The current political climate is perfect for liberals

The many jaundiced assessments of the American Recovery and Reinvestment Act on the fifth anniversary of its enactment were understandable, given that the sluggish recovery, now drowsing through the second half of its fifth year, is historically anemic. Still, bleak judgments about the stimulus miss the main point of it — which was to funnel a substantial share of its money to unionized, dues-paying, Democratic-voting government employees. Hence the stimulus succeeded. So there.

This illustrates why it is so sublime to be a liberal nowadays. Viewed through the proper prism, most liberal policies succeed because they can hardly fail. Each achieves one or both of two objectives: making liberals feel good about themselves and being good to liberal candidates.

Consider President Obama’s renewed anxiety about global warming, increasingly called “climate change” during the 15 or so years warming has become annoyingly difficult to detect. Secretary of State John Kerry was especially apocalyptic recently when warning that climate change is a “weapon of mass destruction.” Like Iraq’s?

Obama says, “The debate is settled. Climate change is a fact.” When a politician says, concerning an issue involving science, that the debate is over, you may be sure the debate is rolling on and not going swimmingly for his side. Obama is, however, quite right that climate change is a fact. The climate is always changing: It’s not what it was during the Medieval Warm Period (ninth to 13th centuries) or the Little Ice Age (about 1500-1850).

Kerry embraced Obama’s “Shut up, he explained” approach to climate discussion: “The science of climate change is leaping out at us like a scene from a 3-D movie.” Leaping scenes? The “absolutely certain” science is “something that we understand with absolute assurance of the veracity of that science.”

No wonder “97 percent” of climate scientists agree. When a Nazi publisher produced “100 Authors Against Einstein,” the target of this argument-by-cumulation replied: “Were I wrong, one professor would have been quite enough.”

Climate alarmism validates the progressive impulse to micromanage others’ lives — their showerheads, toilets, appliances, automobiles, etc. Although a nuisance, this distracts liberals from more serious mischief. And those incensed about Obama’s proposed $1 billion “climate resilience fund” (enough for nearly two Solyndra-scale crony-capitalism debacles) should welcome an Obama brainstorm that costs only a single billion.

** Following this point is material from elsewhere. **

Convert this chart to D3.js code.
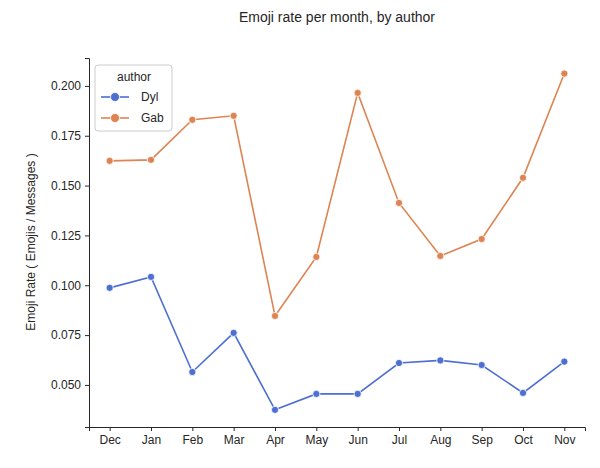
<!DOCTYPE html>
<html><head><meta charset="utf-8">
<script src="https://cdn.jsdelivr.net/npm/d3@7"></script>
<style>body{margin:0;background:#fff}text{font-family:Arial,"Liberation Sans",sans-serif;fill:#262626}</style>
</head><body><svg id="c" width="600" height="468"></svg>
<script>
const months = ["Dec","Jan","Feb","Mar","Apr","May","Jun","Jul","Aug","Sep","Oct","Nov"];
const dyl = [0.0987,0.1042,0.0565,0.0761,0.0375,0.0455,0.0455,0.0610,0.0623,0.0600,0.0460,0.0617];
const gab = [0.1624,0.1629,0.1830,0.1850,0.0846,0.1142,0.1965,0.1413,0.1147,0.1232,0.1539,0.2062];
const yTicks = [0.050,0.075,0.100,0.125,0.150,0.175,0.200];
const seriesNames = ["Dyl","Gab"];
const colors = ["#4c6fd1","#dd8452"];

const svg = d3.select("#c");
const L=89,R=585,T=58,B=427;
const x = d3.scalePoint().domain(months).range([L,R]).padding(0.5);
const y = d3.scaleLinear().domain([0.0289,0.214]).range([B,T]);

svg.append("g").attr("transform",`translate(0,${B})`)
  .call(d3.axisBottom(x).tickSize(4).tickPadding(4))
  .call(g=>{g.selectAll("text").style("font-size","12px");g.selectAll("line,path").attr("stroke","#262626");});
svg.append("g").attr("transform",`translate(${L},0)`)
  .call(d3.axisLeft(y).tickValues(yTicks).tickFormat(d3.format(".3f")).tickSize(4).tickPadding(4))
  .call(g=>{g.selectAll("text").style("font-size","12px");g.selectAll("line,path").attr("stroke","#262626");});

[dyl,gab].forEach((vals,i)=>{
  const line=d3.line().x((d,j)=>x(months[j])).y(d=>y(d));
  svg.append("path").datum(vals).attr("d",line).attr("fill","none").attr("stroke",colors[i]).attr("stroke-width",1.6);
  svg.selectAll(null).data(vals).enter().append("circle")
    .attr("cx",(d,j)=>x(months[j])).attr("cy",d=>y(d)).attr("r",3.6)
    .attr("fill",colors[i]).attr("stroke","#fff").attr("stroke-width",0.8);
});

svg.append("text").attr("x",337).attr("y",22).attr("text-anchor","middle").style("font-size","14px").text("Emoji rate per month, by author");
svg.append("text").attr("transform","translate(35,242) rotate(-90)").attr("text-anchor","middle").style("font-size","12px").text("Emoji Rate ( Emojis / Messages )");

const lg=svg.append("g");
lg.append("rect").attr("x",95).attr("y",65).attr("width",77).attr("height",66).attr("rx",3).attr("fill","#fff").attr("stroke","#ccc");
lg.append("text").attr("x",134).attr("y",81).attr("text-anchor","middle").style("font-size","12px").text("author");
seriesNames.forEach((n,i)=>{
  const yy=97+i*21;
  lg.append("line").attr("x1",101).attr("x2",129).attr("y1",yy).attr("y2",yy).attr("stroke",colors[i]).attr("stroke-width",1.6);
  lg.append("circle").attr("cx",115).attr("cy",yy).attr("r",4.5).attr("fill",colors[i]).attr("stroke","#fff").attr("stroke-width",0.8);
  lg.append("text").attr("x",141).attr("y",yy+4).style("font-size","12px").text(n);
});
</script></body></html>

Besides, the “resilience” fund will succeed. It will enhance liberals’ self-esteem and energize the climate-alarmist portion of the Democratic base.

Concerning that portion, there will now be a pause in the chorus of liberal lamentations about there being “too much money” in politics because of wealthy conservatives. During this intermission, the chorus will segue into hosannas of praise for liberal billionaire Tom Steyer.

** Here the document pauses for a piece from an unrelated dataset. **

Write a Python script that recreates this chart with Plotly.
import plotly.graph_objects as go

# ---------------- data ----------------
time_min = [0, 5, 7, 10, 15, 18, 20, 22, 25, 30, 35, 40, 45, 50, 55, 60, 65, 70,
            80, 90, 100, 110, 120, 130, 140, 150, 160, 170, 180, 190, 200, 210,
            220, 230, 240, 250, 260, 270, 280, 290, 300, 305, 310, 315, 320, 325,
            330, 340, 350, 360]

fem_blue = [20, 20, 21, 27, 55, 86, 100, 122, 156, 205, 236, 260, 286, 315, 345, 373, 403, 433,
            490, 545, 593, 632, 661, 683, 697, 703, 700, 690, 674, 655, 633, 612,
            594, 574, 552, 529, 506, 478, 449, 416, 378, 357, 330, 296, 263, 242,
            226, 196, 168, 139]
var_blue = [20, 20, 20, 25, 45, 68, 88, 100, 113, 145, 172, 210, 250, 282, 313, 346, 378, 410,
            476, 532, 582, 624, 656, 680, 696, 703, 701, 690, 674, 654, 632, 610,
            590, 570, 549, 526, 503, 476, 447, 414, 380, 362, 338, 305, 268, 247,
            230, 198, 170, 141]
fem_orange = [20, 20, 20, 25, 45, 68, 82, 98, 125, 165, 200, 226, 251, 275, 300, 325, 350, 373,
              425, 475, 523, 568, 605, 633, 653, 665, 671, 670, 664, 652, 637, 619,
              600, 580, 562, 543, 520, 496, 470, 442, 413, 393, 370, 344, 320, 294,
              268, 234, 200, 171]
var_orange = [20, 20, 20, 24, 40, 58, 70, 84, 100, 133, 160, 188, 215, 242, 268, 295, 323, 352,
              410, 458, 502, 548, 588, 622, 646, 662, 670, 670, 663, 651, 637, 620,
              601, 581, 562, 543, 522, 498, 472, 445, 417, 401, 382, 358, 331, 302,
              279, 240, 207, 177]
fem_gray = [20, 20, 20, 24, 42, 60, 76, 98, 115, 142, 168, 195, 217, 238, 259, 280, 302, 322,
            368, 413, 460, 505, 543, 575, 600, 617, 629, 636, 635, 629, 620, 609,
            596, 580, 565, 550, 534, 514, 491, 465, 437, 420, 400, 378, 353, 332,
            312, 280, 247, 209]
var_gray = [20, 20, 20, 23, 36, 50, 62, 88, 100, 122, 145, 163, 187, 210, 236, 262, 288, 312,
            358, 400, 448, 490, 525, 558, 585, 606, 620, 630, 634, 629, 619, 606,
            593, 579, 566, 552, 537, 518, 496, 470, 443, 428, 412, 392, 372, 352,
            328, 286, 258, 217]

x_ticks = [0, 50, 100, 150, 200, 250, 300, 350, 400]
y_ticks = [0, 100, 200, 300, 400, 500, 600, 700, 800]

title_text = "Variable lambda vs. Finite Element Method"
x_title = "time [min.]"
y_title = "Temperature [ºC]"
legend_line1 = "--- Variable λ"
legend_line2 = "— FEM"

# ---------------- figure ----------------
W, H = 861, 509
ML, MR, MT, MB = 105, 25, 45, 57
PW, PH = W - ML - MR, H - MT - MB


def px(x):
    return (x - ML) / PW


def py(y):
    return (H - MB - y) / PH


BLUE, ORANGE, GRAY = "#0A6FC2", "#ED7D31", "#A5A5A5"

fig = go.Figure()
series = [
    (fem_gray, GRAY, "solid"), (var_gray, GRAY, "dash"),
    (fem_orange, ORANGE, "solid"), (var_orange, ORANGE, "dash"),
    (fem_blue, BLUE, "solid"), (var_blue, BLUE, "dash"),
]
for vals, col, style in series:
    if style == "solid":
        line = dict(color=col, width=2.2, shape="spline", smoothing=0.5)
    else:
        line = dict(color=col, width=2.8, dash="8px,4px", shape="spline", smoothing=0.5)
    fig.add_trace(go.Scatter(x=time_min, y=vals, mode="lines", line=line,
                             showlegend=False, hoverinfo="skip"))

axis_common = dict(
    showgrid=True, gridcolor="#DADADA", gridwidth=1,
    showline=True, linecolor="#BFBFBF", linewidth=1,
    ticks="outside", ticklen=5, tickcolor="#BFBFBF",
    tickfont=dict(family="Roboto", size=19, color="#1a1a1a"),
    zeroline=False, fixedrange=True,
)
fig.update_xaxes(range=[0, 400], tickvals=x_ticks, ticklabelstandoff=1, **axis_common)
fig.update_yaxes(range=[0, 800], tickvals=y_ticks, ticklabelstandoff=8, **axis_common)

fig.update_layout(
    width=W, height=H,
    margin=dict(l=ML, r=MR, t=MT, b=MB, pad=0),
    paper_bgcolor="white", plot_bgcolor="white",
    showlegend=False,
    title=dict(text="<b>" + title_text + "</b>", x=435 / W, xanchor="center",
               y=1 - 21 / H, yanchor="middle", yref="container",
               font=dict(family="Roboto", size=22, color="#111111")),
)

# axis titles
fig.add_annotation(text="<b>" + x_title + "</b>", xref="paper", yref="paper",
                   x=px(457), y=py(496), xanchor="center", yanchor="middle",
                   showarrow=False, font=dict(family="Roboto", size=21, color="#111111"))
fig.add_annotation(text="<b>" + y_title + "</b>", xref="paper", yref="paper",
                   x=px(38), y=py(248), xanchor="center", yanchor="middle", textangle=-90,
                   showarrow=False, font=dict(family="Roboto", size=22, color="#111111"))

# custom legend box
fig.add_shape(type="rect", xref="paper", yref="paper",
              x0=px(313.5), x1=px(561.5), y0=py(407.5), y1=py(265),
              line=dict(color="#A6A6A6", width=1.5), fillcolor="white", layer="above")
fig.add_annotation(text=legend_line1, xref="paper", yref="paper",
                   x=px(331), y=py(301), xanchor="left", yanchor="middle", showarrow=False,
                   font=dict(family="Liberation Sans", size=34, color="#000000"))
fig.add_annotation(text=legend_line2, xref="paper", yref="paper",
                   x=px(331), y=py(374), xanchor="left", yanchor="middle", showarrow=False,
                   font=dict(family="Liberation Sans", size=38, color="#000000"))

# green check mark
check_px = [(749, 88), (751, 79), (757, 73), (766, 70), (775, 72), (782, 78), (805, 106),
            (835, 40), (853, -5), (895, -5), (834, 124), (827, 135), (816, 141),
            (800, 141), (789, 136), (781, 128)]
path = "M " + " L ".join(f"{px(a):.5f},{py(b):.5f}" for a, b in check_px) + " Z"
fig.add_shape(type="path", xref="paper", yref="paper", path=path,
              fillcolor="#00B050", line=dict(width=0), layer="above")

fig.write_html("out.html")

The New York Times says Steyer plans to solicit $50 million from similarly situated liberals, and to match this with $50 million of his own, and to spend the pile to “pressure federal and state officials to enact climate change measures through a hard-edge campaign of attack ads against governors and lawmakers.” The Times calls Steyer’s organization, NextGen Climate Action, “among the largest outside groups in the country.”

Be serene about people exercising their constitutional right to spend their own money to disseminate political speech, including the speech of people who associate in corporate forms for political advocacy. The Supreme Court’s excellent 2010 Citizens United ruling (mention of which sends liberals to their fainting couches) affirmed this right.

Still: What are such “outside groups” outside of? Not the political process — unless the process is the private preserve of the political parties. Liberal campaign-finance scolds seem to think so. Applying their mantra that “money is not speech,” they’ve written laws restricting contributions to parties, with the predicted effect of driving money into “outside groups.”

This is redundant evidence of why the Law of Unintended Consequences might better be called the Law of Unending Liberal Regrets.